A chartered certified accountant living in Carlisle, David Robin has family and personal links with Papua New Guinea. His father, Peter Robin, went to PNG in 1954, working as priest in Simbai, then Koinambe, then Anglican Chaplain at Balob College, Lae (the teacher-training college jointly run by the Lutheran and Anglican Churches). David’s mother, Olive, went to PNG as a missionary nurse in 1956, helping establish the Anglican Health Centre in Koinambe. The couple met there and then got married at Movi. David and his two sisters were all born and lived in PNG until the family left in 1974. Bishop David Hand subsequently invited Fr Peter back to help with the PNG Anglican Church’s Centenary celebrations.

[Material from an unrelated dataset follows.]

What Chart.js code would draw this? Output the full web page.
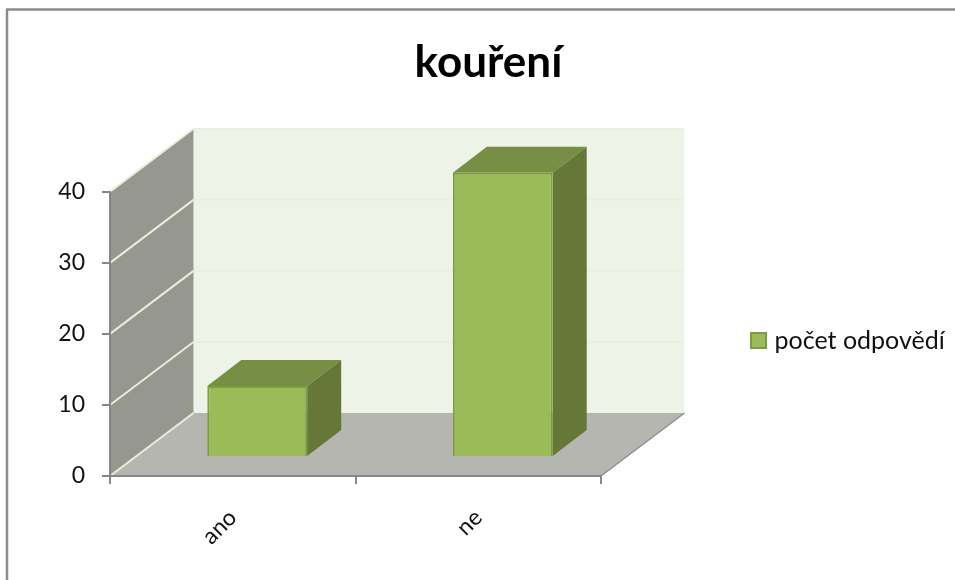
<!DOCTYPE html>
<html>
<head>
<meta charset="utf-8">
<title>kouření</title>
<script src="https://cdn.jsdelivr.net/npm/chart.js@4"></script>
<style>
  html, body { margin: 0; padding: 0; background: #fff; overflow: hidden; }
  canvas { display: block; }
</style>
</head>
<body>
<canvas id="smokingChart" width="955" height="580"></canvas>
<script>
const categories = ['ano', 'ne'];
const answerCounts = [10, 40];
const yTickValues = [0, 10, 20, 30, 40];

const seriesName = 'počet odpovědí';
const chartTitle = 'kouření';

// pseudo 3D: how far the back wall sits from the axes, and how deep a bar is
const WALL_DX = 83.5;
const WALL_DY = -63;
const BAR_SHIFT_X = 24.5;
const BAR_SHIFT_Y = -19;
const BAR_DX = 34;
const BAR_DY = -26;

const AXIS_COLOR = '#868686';
const BAR_FILL = '#9bbb59';
const BAR_EDGE = '#7c9c40';

function polygon(ctx, points, fill) {
  ctx.beginPath();
  points.forEach((p, i) => (i ? ctx.lineTo(p[0], p[1]) : ctx.moveTo(p[0], p[1])));
  ctx.closePath();
  ctx.fillStyle = fill;
  ctx.fill();
}

function segment(ctx, x1, y1, x2, y2, color, width) {
  ctx.beginPath();
  ctx.moveTo(x1, y1);
  ctx.lineTo(x2, y2);
  ctx.strokeStyle = color;
  ctx.lineWidth = width;
  ctx.stroke();
}

// legend swatch as an image, so the text can sit closer than the usual box gap
function legendSwatch() {
  const swatch = document.createElement('canvas');
  swatch.width = 17;
  swatch.height = 17;
  const c = swatch.getContext('2d');
  c.fillStyle = BAR_EDGE;
  c.fillRect(0, 0, 17, 17);
  c.fillStyle = BAR_FILL;
  c.fillRect(2, 2, 13, 13);
  return swatch;
}

const placeBlocks = {
  id: 'placeBlocks',
  afterLayout(chart) {
    // title is centred over the plot plus legend, legend sits right of the walls
    chart.titleBlock.left = 22;
    chart.titleBlock.right = 955;
    const legend = chart.legend;
    const w = legend.width;
    const h = legend.height;
    legend.left = 745;
    legend.right = legend.left + w;
    legend.top = 318;
    legend.bottom = legend.top + h;
  },
};

const walls = {
  id: 'walls',
  beforeDraw(chart) {
    const { ctx, scales: { x, y } } = chart;
    const yBottom = y.getPixelForValue(0);
    const yTop = y.getPixelForValue(40);

    ctx.save();
    ctx.fillStyle = '#fff';
    ctx.fillRect(0, 0, chart.width, chart.height);

    // outer frame, only top and left are visible
    segment(ctx, 7, 580, 7, 9.5, '#8c8c8c', 2.5);
    segment(ctx, 6, 9.5, 955, 9.5, '#8c8c8c', 2.5);

    polygon(ctx, [
      [x.left + WALL_DX, yTop + WALL_DY],
      [x.right + WALL_DX, yTop + WALL_DY],
      [x.right + WALL_DX, yBottom + WALL_DY],
      [x.left + WALL_DX, yBottom + WALL_DY],
    ], '#eef3e8');

    polygon(ctx, [
      [x.left, yTop],
      [x.left + WALL_DX, yTop + WALL_DY],
      [x.left + WALL_DX, yBottom + WALL_DY],
      [x.left, yBottom],
    ], '#96978f');

    polygon(ctx, [
      [x.left, yBottom],
      [x.right, yBottom],
      [x.right + WALL_DX, yBottom + WALL_DY],
      [x.left + WALL_DX, yBottom + WALL_DY],
    ], '#b5b6b0');

    yTickValues.forEach((v) => {
      const py = y.getPixelForValue(v);
      if (v > 0) {
        segment(ctx, x.left + WALL_DX, py + WALL_DY, x.right + WALL_DX, py + WALL_DY, '#e9efdc', 1.5);
      }
      segment(ctx, x.left, py, x.left + WALL_DX, py + WALL_DY, '#e8eddc', 2);
    });

    segment(ctx, x.right, yBottom, x.right + WALL_DX, yBottom + WALL_DY, '#8f8f8f', 1.5);
    ctx.restore();
  },
  beforeDatasetsDraw(chart) {
    const { ctx } = chart;
    const bars = chart.getDatasetMeta(0).data;
    ctx.save();
    ctx.translate(BAR_SHIFT_X, BAR_SHIFT_Y);
    bars.forEach((bar) => {
      const left = bar.x - bar.width / 2;
      const right = bar.x + bar.width / 2;
      polygon(ctx, [
        [left, bar.y],
        [left + BAR_DX, bar.y + BAR_DY],
        [right + BAR_DX, bar.y + BAR_DY],
        [right, bar.y],
      ], '#778f44');
      polygon(ctx, [
        [right, bar.y],
        [right + BAR_DX, bar.y + BAR_DY],
        [right + BAR_DX, bar.base + BAR_DY],
        [right, bar.base],
      ], '#657838');
    });
  },
  afterDatasetsDraw(chart) {
    chart.ctx.restore();
  },
};

function buildChart() {
  const ctx = document.getElementById('smokingChart');
  return new Chart(ctx, {
    type: 'bar',
    data: {
      labels: categories,
      datasets: [{
        label: seriesName,
        data: answerCounts,
        backgroundColor: BAR_FILL,
        borderColor: BAR_EDGE,
        borderWidth: 2,
        barPercentage: 1,
        categoryPercentage: 0.407,
      }],
    },
    options: {
      responsive: false,
      animation: false,
      layout: { padding: { left: 0, top: 0, right: 354, bottom: 0 } },
      plugins: {
        title: {
          display: true,
          text: chartTitle,
          color: '#000',
          font: { family: 'Lato', size: 44, weight: 'bold', lineHeight: 1.2 },
          padding: { top: 36, bottom: 103 },
        },
        legend: {
          position: 'chartArea',
          align: 'start',
          labels: {
            usePointStyle: true,
            pointStyle: legendSwatch(),
            boxWidth: 7,
            boxHeight: 16,
            padding: 10,
            color: '#111',
            font: { family: 'Lato', size: 25 },
          },
        },
        tooltip: { enabled: false },
      },
      scales: {
        x: {
          grid: {
            drawOnChartArea: false,
            color: AXIS_COLOR,
            lineWidth: 2,
            tickLength: 8,
          },
          border: { color: AXIS_COLOR, width: 2 },
          ticks: {
            color: '#111',
            font: { family: 'Lato', size: 23 },
            minRotation: 45,
            maxRotation: 45,
            padding: 20,
          },
          afterFit(scale) { scale.height = 104; },
        },
        y: {
          min: 0,
          max: 40,
          afterBuildTicks(scale) { scale.ticks = yTickValues.map((v) => ({ value: v })); },
          grid: {
            drawOnChartArea: false,
            color: AXIS_COLOR,
            lineWidth: 2,
            tickLength: 8,
          },
          border: { color: AXIS_COLOR, width: 2 },
          ticks: {
            color: '#111',
            font: { family: 'Lato', size: 23 },
            padding: 17,
          },
          afterFit(scale) { scale.width = 110; },
        },
      },
    },
    plugins: [placeBlocks, walls],
  });
}

document.addEventListener('DOMContentLoaded', buildChart);
</script>
</body>
</html>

Janet went to PNG as what she would describe as a ‘freelance missionary’ in the late 1960s with The Anglican Mission. What was intended as a three weeks stay turned into three years! She spent two of those years teaching at Agenehambo Primary School and the third being one of the two first women teachers at Martyrs Memorial School. Since her return to the UK she has been a supporter of PNGCP.
Barrie Slatter is a retired parish priest and a Chartered Surveyor. His connection to PNG arose from Olive Robin being an old girl of St Felix School of which his wife, Susan, was Chaplain. On her retirement Susan suggested they visited St Felix School, Koinambe. On this visit they were asked if they could help with the building of a new church. In their five subsequent visits to PNG they have been involved with the construction of new churches at Koinambe, Kwima and Dega and are currently working on another four at stages varying from early planning to near completion.
William joined PNGCP in 2015, having been aware of the charity for many years through his father, a former treasurer. Alongside his contributions to PNGCP and a separate grant giving charity, William works in the public sector. He remains keen to visit PNG in the not too distant future!